“Don’t Delay”


My son ogled the watches glittering in the store’s display. Most were bejeweled, some were tiny, a few triangular, and many were too large for any wrist. We admired them, observing which had transparent escapements or lunar calendars or millisecond chronometers. Their fancy prices were as impressive as their minute (pun intended) technology. As we turned to go, we agreed that even an expensive watch could not make someone punctual.

That discussion a few weeks ago made me wonder about the value of time and punctuality and their importance. I stumbled upon this issue again when reading the religious stipulations listed in this week’s parashah. One of our obligations to God is:

“You shall not put off (lo te’aḥer) the skimming of the first yield of your vats. You shall give Me the first born among your sons.” (Exodus 22:28)

What does “not putting off” mean and why does God care about it?

Three medieval commentators offer different interpretations of this notion.

In the 11th century, Rashi insisted that it meant one should not alter the prescribed sequence: first give this stuff and then give that stuff. In short, order matters.

A generation later, the French scholar Yosef Bekhor Shor understood this verse as teaching that “lest you make My portion after yours, the first of your offerings you shall give to Me and only afterwards you shall take for yourself.” To Yosef Bekhor Shor, making others a priority matters.

Around the same time, the Spanish philosopher Ibn Ezra, reflecting marriage and family norms of his time, extrapolated on this passage and said that one should not delay getting married. Because humans’ windows of fertility are relatively short, time matters. Seize the moment.

Contemporary notions of punctuality intertwine with these medieval ideas.

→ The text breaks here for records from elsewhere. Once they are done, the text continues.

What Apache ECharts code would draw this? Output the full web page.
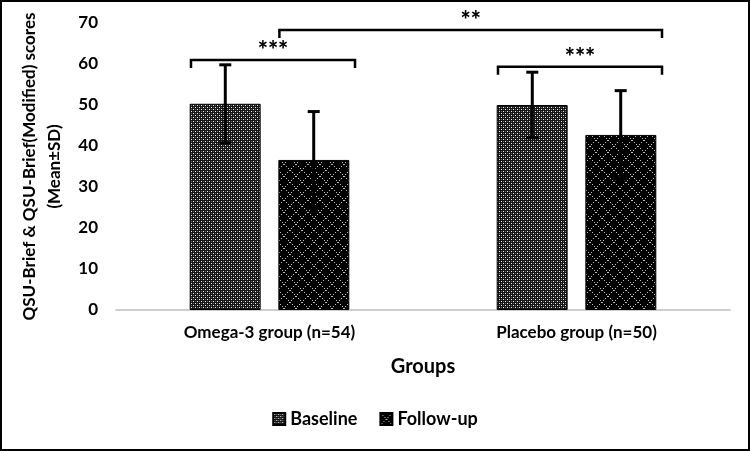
<!DOCTYPE html>
<html>
<head>
<meta charset="utf-8">
<script src="https://cdn.jsdelivr.net/npm/echarts@6/dist/echarts.min.js"></script>
<style>
  html, body { margin: 0; padding: 0; background: #fff; }
  #chart { width: 750px; height: 451px; box-sizing: border-box; border: 2px solid #000; }
</style>
</head>
<body>
<div id="chart"></div>
<script>
var groups = ['Omega-3 group (n=54)', 'Placebo group (n=50)'];
var seriesNames = ['Baseline', 'Follow-up'];
var baselineMean = [50.3, 50.0];
var baselineSD = [9.5, 8.0];
var followupMean = [36.6, 42.7];
var followupSD = [11.8, 10.8];
var yTicks = [0, 10, 20, 30, 40, 50, 60, 70];
// significance brackets: [from group, from series, to group, to series, height, label]
var brackets = [
    [0, 0, 0, 1, 61.0, '***'],
    [1, 0, 1, 1, 59.3, '***'],
    [0, 1, 1, 1, 68.3, '**']
];

var FONT = 'Lato, "Open Sans", sans-serif';

function makePattern(kind) {
    var c = document.createElement('canvas');
    var ctx;
    if (kind === 'fine') {
        c.width = 4; c.height = 4;
        ctx = c.getContext('2d');
        ctx.fillStyle = '#151515';
        ctx.fillRect(0, 0, 4, 4);
        ctx.fillStyle = '#eee';
        ctx.fillRect(1, 1, 1, 1);
        ctx.fillRect(3, 3, 1, 1);
        ctx.fillStyle = '#6a6a6a';
        ctx.fillRect(3, 1, 1, 1);
        ctx.fillRect(1, 3, 1, 1);
    } else {
        c.width = 12; c.height = 12;
        ctx = c.getContext('2d');
        ctx.fillStyle = '#000';
        ctx.fillRect(0, 0, 12, 12);
        ctx.fillStyle = '#bbb';
        for (var i = 0; i < 12; i += 2) {
            ctx.fillRect(i, i, 1, 1);
            ctx.fillRect(11 - i, i, 1, 1);
        }
    }
    return { image: c, repeat: 'repeat' };
}

var barOffset = [-0.144, 0.144];
var barHalf = 0.115;

function errorData(means, sds) {
    return means.map(function (m, i) { return [i, m, sds[i]]; });
}

function errorSeries(idx, means, sds) {
    return {
        type: 'custom',
        z: 5,
        silent: true,
        data: errorData(means, sds),
        encode: { x: 0, y: 1 },
        renderItem: function (params, api) {
            var band = api.size([1, 0])[0];
            var c = api.coord([api.value(0), api.value(1)]);
            var x = c[0] + band * barOffset[idx];
            var top = api.coord([api.value(0), api.value(1) + api.value(2)])[1];
            var bot = api.coord([api.value(0), api.value(1) - api.value(2)])[1];
            var st = { stroke: '#000', lineWidth: 3 };
            return {
                type: 'group',
                children: [
                    { type: 'line', shape: { x1: x, y1: top, x2: x, y2: bot }, style: st },
                    { type: 'line', shape: { x1: x - 6, y1: top, x2: x + 6, y2: top }, style: st },
                    { type: 'line', shape: { x1: x - 6, y1: bot, x2: x + 6, y2: bot }, style: st }
                ]
            };
        }
    };
}

var chart = echarts.init(document.getElementById('chart'));

var option = {
    animation: false,
    backgroundColor: '#fff',
    textStyle: { fontFamily: FONT },
    grid: { left: 114, right: 18, top: 21, bottom: 139 },
    legend: {
        data: seriesNames,
        bottom: 16,
        left: 'center',
        itemWidth: 12,
        itemHeight: 12,
        itemGap: 22,
        icon: 'rect',
        textStyle: { fontFamily: FONT, fontWeight: 'bold', fontSize: 18, color: '#000' }
    },
    xAxis: {
        type: 'category',
        data: groups,
        name: 'Groups',
        nameLocation: 'middle',
        nameGap: 47,
        nameTextStyle: { fontFamily: FONT, fontWeight: 'bold', fontSize: 20, color: '#000' },
        axisLine: { lineStyle: { color: '#bfbfbf', width: 1.5 } },
        axisTick: { show: false },
        axisLabel: { margin: 14, fontFamily: FONT, fontWeight: 'bold', fontSize: 17, color: '#000' }
    },
    yAxis: {
        type: 'value',
        min: yTicks[0],
        max: yTicks[yTicks.length - 1],
        interval: 10,
        name: 'QSU-Brief & QSU-Brief(Modified) scores\n(Mean±SD)',
        nameLocation: 'middle',
        nameGap: 44,
        nameTextStyle: { fontFamily: FONT, fontWeight: 'bold', fontSize: 17, color: '#000', lineHeight: 25 },
        axisLine: { show: false },
        axisTick: { show: false },
        splitLine: { show: false },
        axisLabel: { margin: 18, fontFamily: FONT, fontWeight: 'bold', fontSize: 17, color: '#000' }
    },
    series: [
        {
            name: seriesNames[0],
            type: 'bar',
            data: baselineMean,
            barGap: '25%',
            barCategoryGap: '48%',
            itemStyle: { color: makePattern('fine'), borderColor: '#000', borderWidth: 1 }
        },
        {
            name: seriesNames[1],
            type: 'bar',
            data: followupMean,
            itemStyle: { color: makePattern('lattice'), borderColor: '#000', borderWidth: 1 }
        },
        errorSeries(0, baselineMean, baselineSD),
        errorSeries(1, followupMean, followupSD),
        {
            type: 'custom',
            z: 6,
            silent: true,
            data: brackets,
            encode: { x: 0, y: 4 },
            renderItem: function (params, api) {
                var b = brackets[params.dataIndex];
                var band = api.size([1, 0])[0];
                var x1 = api.coord([b[0], 0])[0] + band * (barOffset[b[1]] - barHalf) + 1;
                var x2 = api.coord([b[2], 0])[0] + band * (barOffset[b[3]] + barHalf) + 6;
                var y = api.coord([0, b[4]])[1];
                var st = { stroke: '#000', lineWidth: 2.5, fill: null };
                return {
                    type: 'group',
                    children: [
                        { type: 'polyline', shape: { points: [[x1, y + 8], [x1, y], [x2, y], [x2, y + 8]] }, style: st },
                        {
                            type: 'text',
                            style: {
                                x: (x1 + x2) / 2, y: y - 9,
                                text: b[5],
                                align: 'center', verticalAlign: 'middle',
                                font: '900 24px ' + FONT, fill: '#000'
                            }
                        }
                    ]
                };
            }
        }
    ]
};

chart.setOption(option);
</script>
</body>
</html>
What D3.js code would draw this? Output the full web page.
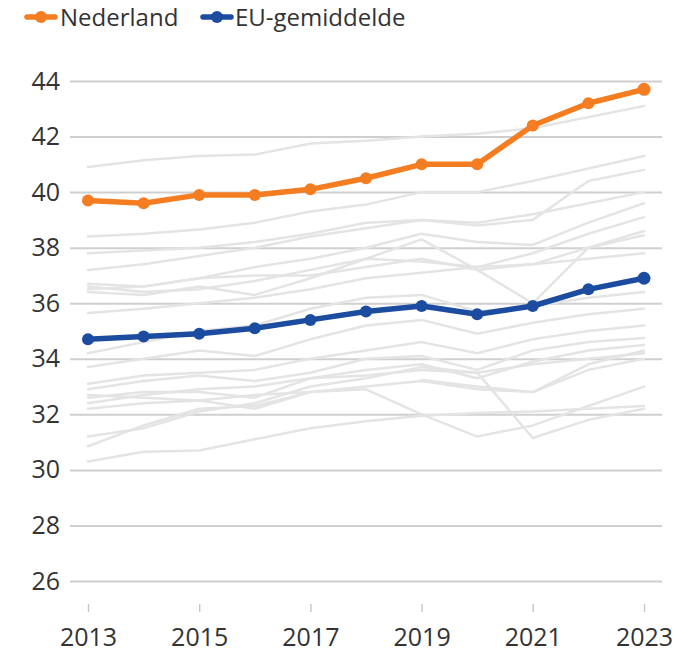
<!DOCTYPE html>
<html>
<head>
<meta charset="utf-8">
<script src="https://cdn.jsdelivr.net/npm/d3@7/dist/d3.min.js"></script>
<style>
  html, body { margin: 0; padding: 0; background: #fff; }
  svg { display: block; }
  text { font-family: "Open Sans", sans-serif; fill: #333; }
</style>
</head>
<body>
<svg id="chart" width="681" height="655"></svg>
<script>
// ---- data ----
const years = [2013, 2014, 2015, 2016, 2017, 2018, 2019, 2020, 2021, 2022, 2023];
const yTicks = [26, 28, 30, 32, 34, 36, 38, 40, 42, 44];
const xTicks = [2013, 2015, 2017, 2019, 2021, 2023];
const seriesNames = ["Nederland", "EU-gemiddelde"];

const nederland = [39.7, 39.6, 39.9, 39.9, 40.1, 40.5, 41.0, 41.0, 42.4, 43.2, 43.7];
const euGemiddelde = [34.7, 34.8, 34.9, 35.1, 35.4, 35.7, 35.9, 35.6, 35.9, 36.5, 36.9];

// other EU member states (grey background lines)
const c1  = [40.9, 41.15, 41.3, 41.35, 41.75, 41.85, 42.0, 42.1, 42.3, 42.7, 43.1];
const c2  = [38.4, 38.5, 38.65, 38.9, 39.3, 39.55, 40.0, 40.0, 40.4, 40.85, 41.3];
const c3  = [37.8, 37.9, 38.0, 38.2, 38.5, 38.9, 39.0, 38.8, 39.0, 40.4, 40.8];
const c4  = [37.2, 37.4, 37.7, 38.0, 38.4, 38.7, 39.0, 38.9, 39.2, 39.6, 40.0];
const c5  = [36.7, 36.6, 36.9, 37.3, 37.6, 38.0, 38.5, 38.2, 38.1, 38.9, 39.6];
const c6  = [36.6, 36.4, 36.5, 36.8, 37.2, 37.6, 37.5, 37.3, 37.8, 38.5, 39.1];
const c7  = [36.5, 36.6, 36.9, 37.0, 37.0, 37.3, 37.6, 37.2, 37.4, 38.0, 38.6];
const c8  = [36.4, 36.3, 36.6, 36.3, 36.9, 37.6, 38.3, 37.2, 36.0, 38.0, 38.45];
const c9  = [35.65, 35.8, 36.0, 36.2, 36.5, 36.9, 37.1, 37.3, 37.4, 37.6, 37.8];
const c10 = [34.2, 34.6, 35.0, 35.2, 35.8, 36.2, 36.3, 35.7, 35.9, 36.2, 36.4];
const c11 = [33.7, 34.0, 34.3, 34.1, 34.7, 35.2, 35.4, 34.9, 35.3, 35.6, 35.8];
const c12 = [33.1, 33.4, 33.5, 33.6, 34.0, 34.3, 34.6, 34.2, 34.7, 35.0, 35.2];
const c13 = [32.9, 33.2, 33.4, 33.2, 33.5, 34.0, 34.1, 33.6, 34.3, 34.6, 34.75];
const c14 = [32.6, 32.8, 32.8, 32.6, 33.3, 33.6, 33.8, 33.3, 33.9, 34.3, 34.5];
const c15 = [32.4, 32.7, 32.9, 33.0, 33.3, 33.4, 33.6, 33.5, 33.8, 34.0, 34.2];
const c16 = [32.2, 32.4, 32.5, 32.2, 32.8, 32.9, 32.0, 31.2, 31.6, 32.3, 33.0];
const c17 = [31.2, 31.5, 32.1, 32.4, 33.0, 33.3, 33.7, 33.5, 31.15, 31.8, 32.2];
const c18 = [30.85, 31.6, 32.2, 32.3, 32.8, 33.0, 33.2, 32.9, 32.8, 33.6, 34.0];
const c19 = [30.3, 30.65, 30.7, 31.1, 31.5, 31.75, 31.95, 32.05, 32.1, 32.2, 32.3];
const c20 = [null, null, null, null, null, null, 33.24, 33.0, 32.8, 33.8, 34.3];
const c21 = [32.7, 32.6, 32.5, 32.7, 32.8, null, null, null, null, null, null];
const greyCountries = [c1, c2, c3, c4, c5, c6, c7, c8, c9, c10, c11, c12, c13, c14, c15, c16, c17, c18, c19, c20, c21];

// ---- chart ----
const svg = d3.select("#chart");
const x = d3.scaleLinear().domain([2013, 2023]).range([88, 644]);
const y = d3.scaleLinear().domain([26, 44]).range([581, 81]);
const gridLeft = 70, gridRight = 662;
const textColor = "#383838";

// y grid + labels
const yAxis = d3.axisLeft(y).tickValues(yTicks)
  .tickSize(-(gridRight - gridLeft)).tickPadding(10).tickFormat(d3.format("d"));
const gy = svg.append("g").attr("transform", `translate(${gridLeft},0)`).call(yAxis);
gy.select(".domain").remove();
gy.selectAll(".tick line").attr("stroke", "#cfcfcf").attr("stroke-width", 2);
gy.selectAll(".tick text").attr("x", -10).attr("font-size", 25).attr("fill", textColor)
  .style("font-family", "'Open Sans', sans-serif");

// x axis ticks + labels
const xAxis = d3.axisBottom(x).tickValues(xTicks).tickSize(8).tickPadding(0).tickFormat(d3.format("d"));
const gx = svg.append("g").attr("transform", "translate(0,604)").call(xAxis);
gx.select(".domain").remove();
gx.selectAll(".tick line").attr("stroke", "#c8c8c8").attr("stroke-width", 1.5);
gx.selectAll(".tick text").attr("y", 42).attr("dy", 0).attr("font-size", 25).attr("fill", textColor)
  .style("font-family", "'Open Sans', sans-serif");

const line = d3.line()
  .defined(d => d != null)
  .x((d, i) => x(years[i]))
  .y(d => y(d));

// grey lines
svg.append("g").selectAll("path").data(greyCountries).join("path")
  .attr("d", line).attr("fill", "none")
  .attr("stroke", "#e4e4e4").attr("stroke-width", 2.5)
  .attr("stroke-linejoin", "round").attr("stroke-linecap", "round");

function drawSeries(vals, color) {
  const g = svg.append("g");
  g.append("path").datum(vals).attr("d", line).attr("fill", "none")
    .attr("stroke", color).attr("stroke-width", 5.5).attr("stroke-linejoin", "round");
  g.selectAll("circle").data(vals).join("circle")
    .attr("cx", (d, i) => x(years[i])).attr("cy", d => y(d))
    .attr("r", (d, i) => i === vals.length - 1 ? 6.5 : 6)
    .attr("fill", color);
}
const blue = "#1b4c9f", orange = "#f47d22";
drawSeries(euGemiddelde, blue);
drawSeries(nederland, orange);

// legend
const legend = [
  { name: seriesNames[0], color: orange, x: 27, tx: 60 },
  { name: seriesNames[1], color: blue, x: 203, tx: 235 }
];
const lg = svg.append("g");
legend.forEach(l => {
  lg.append("line").attr("x1", l.x).attr("x2", l.x + 28).attr("y1", 17).attr("y2", 17)
    .attr("stroke", l.color).attr("stroke-width", 5.5).attr("stroke-linecap", "round");
  lg.append("circle").attr("cx", l.x + 14).attr("cy", 17).attr("r", 6).attr("fill", l.color);
  lg.append("text").attr("x", l.tx).attr("y", 26).attr("font-size", 24).attr("fill", textColor).text(l.name);
});
</script>
</body>
</html>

While people who are neurodiverse sometimes find it harder than others to meet societal norms around timeliness, punctuality is frequently understood as an expression of one’s values rather than merely one’s habits. Those who are chronically late are incorrectly judged as not valuing their and others’ time. It is thus important to think carefully about timeliness and how we individually and culturally value it.

This is particularly true about the promises and vows one makes.

  • “When you make a vow to Adonai your God, do not delay (lo te’aḥer) fulfilling it, for Adonai your God will require it of you, and you will have incurred guilt” (Deuteronomy 23:22).
  • “When you make a vow to God, do not delay (lo te’aḥer) fulfilling it, for [God] has no pleasure in fools; what you vow, fulfill” (Ecclesiastes 5:3).

Timeliness, in some cultures, is no small virtue. It can protect one from the guilt of failing to fulfill one’s promises, and it can shore up one’s reputation as someone who is trustworthy. No wonder the rabbis admire punctuality! Rabbi Asher ben Yehiel in 13th Century Rhineland opined that one should prepare an hour before shul for prayer, hasten to be among the minyan, and be ready with one’s tallit and tefillin. A century before him, Maimonides ruled that teachers should be God-fearing, punctual, and conscientious of their duties. Punctuality demonstrates your organization, preparation (in time), and respect for others (those who are expecting you).

The significance of timeliness in some religions is understandable. As David Landes observes in “Revolution in Time: Clocks and the Making of the Modern World,” showing up at communal worship at the right time allows for simultaneity: “To sing along is to sing together. That was the point of community: the whole was greater than the sum of the parts”. This helps explain why Jewish congregations wait until a full minyan is present before launching into the bar’chu, the first major prayer in the service.

However, one can take punctuality to an extreme. In 1924, Gandhi warned fellow Indians about respect for time in the newspaper “Young India.” “One who is too late is admittedly behind time. But it is equally true to say that one who is four hours [early], is also [late]. He has neglected a hundred things to enable him to be four hours [early].” Showing up too early is no better than being too late. Either extreme is wasteful. In his view, time is like other resources in that it cannot be personally owned. “You may not waste a grain of rice or a scrap of paper, and similarly, a minute of your time. Time is not ours.”

The fact that many believe that human punctuality concerns God is ironic. Why should an eternal deity care about timeliness? What does an extra hour or day or decade mean to the immortal realm? The ancient sages imagine that God does not squander time but instead fills divine days with studying Torah, making matches, bringing business partners together, rendering judgments, and sustaining the natural world (see Targums Jerusalem and Jonathan on Deuteronomy 32:4; Vayikra Rabbah 8.1). It’s not that God is punctual, but rather that God takes time seriously. Time should not be wasted.

Perhaps these teachings about not delaying articulate a divine acknowledgment that humans are mortal creatures bound to temporally, spatially, and materially limited existence. God cares about how we prioritize things and other people. Since God takes time and timeliness seriously, then kal vaḥomer, all the more should we.